PIATRA CRAIULUI

THE LOFTY MOUNTAINS. Great limestone walls tower high, their summits lost to sight even when necks are craned. Glittering like a dragon’s arched back, narrow, dagger-like, they color with the sun’s celestial circuit from blazing white to bluish-white, whitish-pink to rosy white. Sun rays fall through alabaster cliff-face windows, water courses the bottoms of abyssal valleys, look again, and canyons are dry: the water has been swallowed up.

Piatra Craiului (Prince’s Stone) is not one of Romania’s uninhabited mountain ranges, but the number of pilgrims there is bearable. Hidden among perpendicular precipices to the west, mountain climbers dangle like cliff-hanging woodpeckers, here and there dotting the mountain’s base, crosses with the names of those for whom the cliffs were too steep.

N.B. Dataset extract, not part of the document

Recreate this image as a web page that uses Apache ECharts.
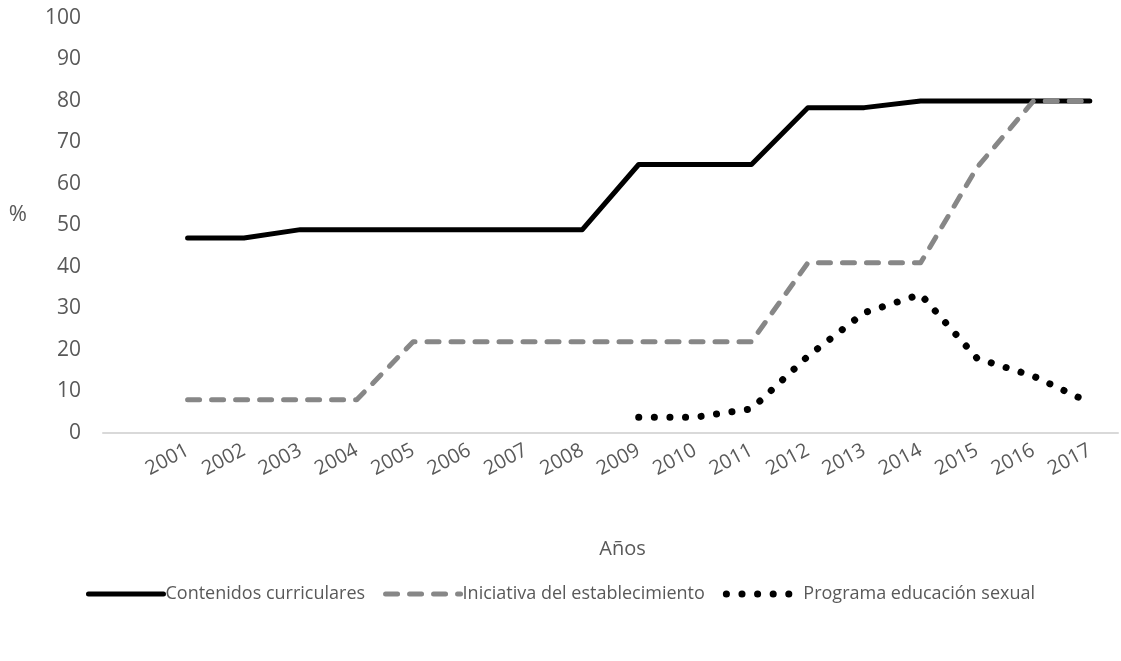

Travelers journey from afar to study the rare plants that grow there, Piatra Craiului blossoms like a botanical garden, colorful, glorious. Endemic to nowhere else in the world, Dianthus callizonus clings to juts and ledges in the cliffs. Hiking trails are not easily navigable, and it’s best not to suffer from vertigo if you ascend Prince’s Stone. In the span of a few short kilometers, you climb to a height of more than two thousand two hundred meters. Beware of storms on the ridge, it is so narrow there is often no place to cling. If you see a black cloud approaching, descend a little lower. Not too much, however, lest you draw close to unscalable precipices and chasms.

The further south you venture, the more deserted Prince’s Stone becomes. It descends between branches of two rivers – the Dâmbovița and its slimmer sister, Dâmbovicioara, which rush through gorges. Northwards toward Braşov, the number of inhabitants grows.

If you plan to continue onwards to the Fagaraş, Romania’s highest mountains, cut across the Iezer and Păpuşa ranges, you will enjoy greater solitude, fresher winds, and broader plains.